Understanding the gendered drivers and reinforcing factors associated with family violence is part of the foundational knowledge required for all professionals who respond to family violence, as reflected in the Responding to Family Violence Capability Framework and the MARAM framework and associated practice guides. Safe and Equal confirmed that having such an understanding is critical to response work while also being able to acknowledge and respond to the individual experiences of violence. Rainbow Health explained that when response workers understand the personal and societal factors contributing to a perpetrator’s use of control and violence, they can use this knowledge to help the victim survivor understand how they have been groomed or controlled. Yet, a Gippsland response organisation we met with noted that some graduates come to them without a foundational understanding of the gendered drivers of violence.
While this issue was primarily raised with us in relation to individual worker capabilities, some stakeholders did raise the need for more strategic links between the prevention and response sectors. For example, they noted that emerging trends in the response space can also help to inform and target prevention efforts. We suggest there is a need to consider both necessary crossover capabilities at the worker level (perhaps through the revision of the prevention and response capability frameworks that is currently underway) and the most useful points of linkage between prevention and response structures at the strategic level.
Connections with mainstream architecture
One of the required elements of prevention infrastructure outlined in Change the Story is ‘private sector, civil society and community leadership’. We did not look closely at this element, and it is arguably the component of system architecture that is least developed; however, we do note that the Supporting Multicultural and Faith Communities to Prevent Family Violence: 2021 Grant Program funded 33 organisations to provide community leadership in preventing family violence.
Change the Story explained that:
Civil society and private organisations – including those that represent specific settings and sectors such as workplaces or sporting codes, and those that represent specific communities – can provide leadership on this issue (including) by supporting and encouraging primary prevention efforts among their sectors, members and networks …

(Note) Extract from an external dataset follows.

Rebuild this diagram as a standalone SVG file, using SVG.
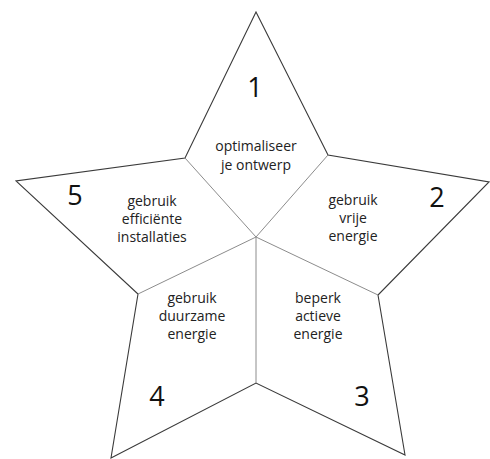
<svg xmlns="http://www.w3.org/2000/svg" width="490" height="459" viewBox="0 0 490 459">
<style>
.outline{fill:none;stroke:#3a3a3a;stroke-width:1.1;stroke-linejoin:miter}
.inner{fill:none;stroke:#8c8c8c;stroke-width:1}
.lbl{font-family:"Open Sans","Noto Sans",sans-serif;font-size:14px;fill:#222;text-anchor:middle}
.num{font-family:"Open Sans","Noto Sans",sans-serif;font-size:27px;fill:#111;text-anchor:middle}
</style>
<rect width="490" height="459" fill="#fff"/>
<g id="connectors">
<polygon class="outline" points="256,12 328,155 489,182 378,295 405,455 256,383 111,458 138,294 16,181 185,158"/>
<line class="inner" x1="256" y1="237" x2="185" y2="158"/>
<line class="inner" x1="256" y1="237" x2="328" y2="155"/>
<line class="inner" x1="256" y1="237" x2="378" y2="295"/>
<line class="inner" x1="256" y1="237" x2="256" y2="383"/>
<line class="inner" x1="256" y1="237" x2="138" y2="294"/>
</g>
<g id="node1">
<text class="num" x="255" y="97">1</text>
<text class="lbl" x="256" y="151">optimaliseer</text>
<text class="lbl" x="256" y="170">je ontwerp</text>
</g>
<g id="node2">
<text class="num" x="437" y="207">2</text>
<text class="lbl" x="353" y="205">gebruik</text>
<text class="lbl" x="353" y="223">vrije</text>
<text class="lbl" x="353" y="241">energie</text>
</g>
<g id="node3">
<text class="num" x="362" y="406">3</text>
<text class="lbl" x="318" y="303">beperk</text>
<text class="lbl" x="318" y="321">actieve</text>
<text class="lbl" x="318" y="339">energie</text>
</g>
<g id="node4">
<text class="num" x="157" y="406">4</text>
<text class="lbl" x="192" y="303">gebruik</text>
<text class="lbl" x="192" y="321">duurzame</text>
<text class="lbl" x="192" y="339">energie</text>
</g>
<g id="node5">
<text class="num" x="75" y="205">5</text>
<text class="lbl" x="152" y="206">gebruik</text>
<text class="lbl" x="152" y="224">efficiënte</text>
<text class="lbl" x="152" y="242">installaties</text>
</g>
</svg>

Our discussions with Respect Victoria have highlighted how critical it is to gain primary prevention buy-in at scale in these spheres. For example, while individual businesses might want to take action to prevent family violence, Respect Victoria and other lead prevention organisations have minimal capacity to engage in one-on-one support for such businesses. It makes far more sense for Respect Victoria to link into existing representative and influential bodies in other systems so they can provide prevention leadership within their respective sectors. The framework we suggest in section 1 should help to articulate the sorts of actions needed in these spheres, and an approach to bringing these to fruition.